Of those cases that went through a full investigation to a finding of "reasonable cause" or "no reasonable cause", there just 75 reasonable cause findings and about 225 no reasonable cause findings. 

(Those numbers don’t tell the full story of the number of complaints that could’ve proceeded to a hearing, however; complainants were granted a ‘release of jurisdiction’ — basically, permission to file in court directly  — 290 times as well.  Some of these cases could’ve resulted in a "reasonable cause" finding if the complainant had chosen to remain at the agency.)

Nevertheless, because there are over 1900 discrimination cases filed each year, what does it really mean that the CHRO found "reasonable cause" in just 75 cases?    Is the CHRO really still serving a useful and productive function in Connecticut? 

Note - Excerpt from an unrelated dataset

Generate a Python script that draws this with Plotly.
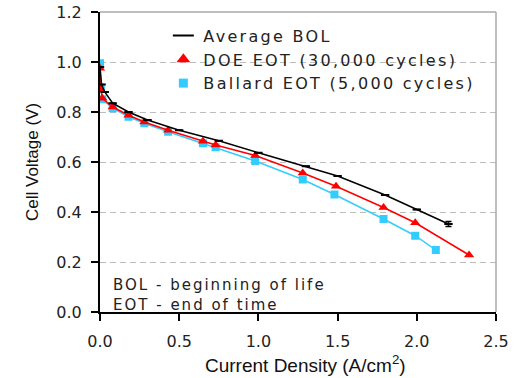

You might be tempted to answer that question "no" by looking further at what happened to cases after a reasonable cause finding that proceeded to the public hearing stage.  The CHRO made a final determination by a human rights referee in just seven instances (and not all were in the complainant’s favor) — down from nearly 50 as recently as 2002.  

That statistic raises the question as well: Do we continue to need at least four human rights referees to handle the small number of public hearing cases? (Updated: There are presently five human rights referees, going down to 3 effective July 1, 2011). 

Having raised the questions, let me answer them in part by saying that there is no doubt that in addition to its stated goals of finding and eliminating discrimination, the agency does help reduce the cases filed in court through its dismissals and settlements.  Eliminating the agency entirely might push some of those cases directly to court which is already struggling with mass numbers of foreclosure cases.

But even with the CHRO’s gatekeeper function, the statistics can and should be used by legislators to analyze how the CHRO’s limited resources should be used and ask important questions such as "When only 75 cases of reasonable cause are found each year in Connecticut, is the agency still serving an important public service?"